May 2006 through 2010
Co-stars in Apple’s “Get a Mac” advertising campaign with actor Justin Long.
“One of the most unlikely turns of events in my life, in tandem with The Daily Show, because one wouldn’t have happened without the other. Suddenly I had a whole new, unexpected career as a performer on camera.”
2007-present
Hodgman guest stars on TV shows including Flight of the Conchords, Battlestar Galactica, Bored to Death and Married, and appears in such films as Baby Mama, The Invention of Lying and Pitch Perfect 2.
Nov. 1, 2010
He begins the Judge John Hodgman podcast, now at 226 episodes and counting.
“I’m there to tell people who is right and who is wrong, whether it’s a debate over who should do the dishes or whether a machine gun qualifies as a robot.
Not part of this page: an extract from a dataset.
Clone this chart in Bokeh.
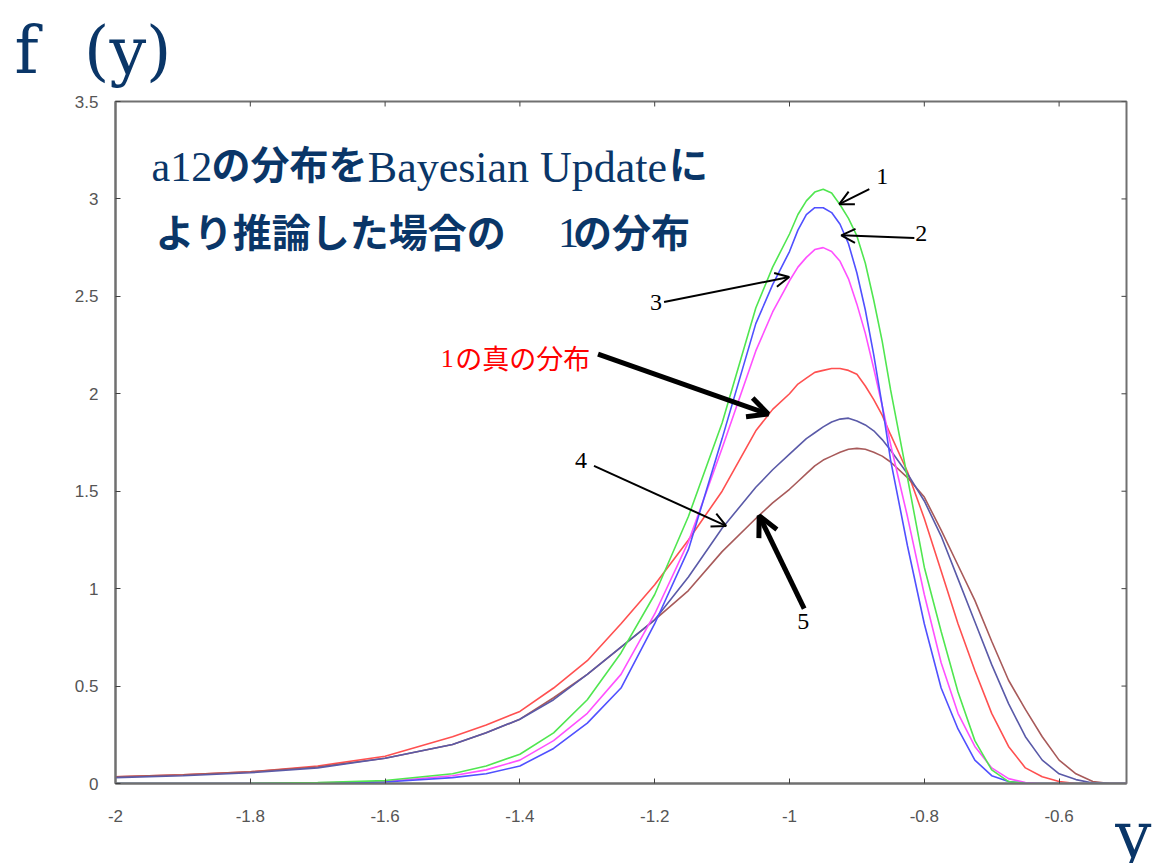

And the answer obviously is a machine gun is not a robot, because even though a machine gun can kill you, a machine gun does not want to kill you, the way all robots do.”
Nov. 1, 2011
His third book, That is All, includes a fictionalized calendar of events leading to the end of the world on Dec. 21, 2012.
“You may not have noticed that [the end of the world] happened because our memories were erased and we were shifted into another dimension — the one we occupy now — where everything is exactly the same as it was before except I no longer write books of absurd, surreal fake trivia but instead perform fairly traditional standup comedy.”
Oct. 19, 2014
Driving from Minneapolis to Madison, Hodgman makes a roadside stop at the Mocha Mouse restaurant and gift shop in Black River Falls.
“I discovered not merely the classic wedge of cheese hat, but also a cheese top hat and a cheese deerstalker, à la what Sherlock Holmes would have worn had he plied his investigative trade in Wisconsin. If you like to eat cheese as much as I do, and you don’t mind top hats, you get to combine two of your passions in one jaunty fashion statement.”
Sept. 26, 2015
Hodgman will perform at the Barrymore Theatre.
“It’s always a pleasure to play [in Madison] and at a beautiful theater with stars in the ceiling.”